Results showed that participants who engaged in discussion with a misleading chatbot recalled the highest number of false memories compared to all the other conditions and recalled the lowest number of non-false memories. The number of false memories recalled by individuals who read a misleading summary was slightly higher compared to control and honest conditions, but the difference was not large enough to be sure that those were not just random variations. The situation was similar for non-false memories.

Similarly, participants who conversed with a misleading chatbot displayed lower confidence in their non-false memories compared to participants in honest conditions. Overall, participants who conversed with a misleading chatbot had the lowest confidence in their recalled memories compared to all the other treatment conditions.

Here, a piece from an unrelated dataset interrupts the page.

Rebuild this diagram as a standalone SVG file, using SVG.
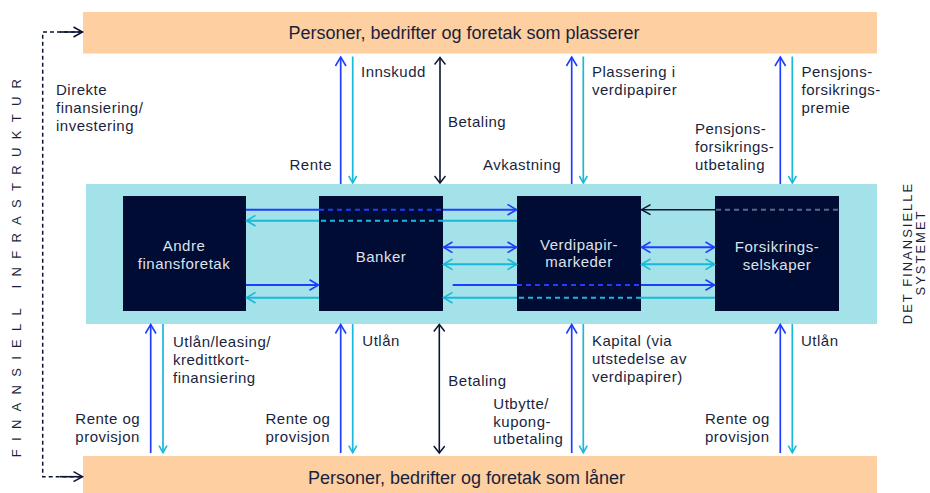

“The findings revealed that LLM-driven [large language model-driven] interventions heighten false memory creation, with misleading chatbots generating the most pronounced misinformation effect. This points to a worrying capacity for language models to introduce false beliefs in their users. Moreover, these interventions not only fostered false memories but also diminished participants’ confidence in recalling accurate information,” the study authors concluded.

The study contributes to the scientific understanding of false memories. However, it should be noted that the study focused on immediate recall of memories with no particular personal relevance for study participants.

Also, their information came from just a single source, which was the article they read. This is profoundly different from real-world information acquisition, where individuals most often gather information from multiple competing sources, process them based on the level of trust they have in the sources and various other factors, and are able to verify points directly relevant to them.

The paper, “Slip Through the Chat: Subtle Injection of False Information in LLM Chatbot Conversations Increases False Memory Formation,” was authored by Pat Pataranutaporn, Chayapatr Archiwaranguprok, Samantha Chan, Elizabeth F. Loftus, and Pattie Maes.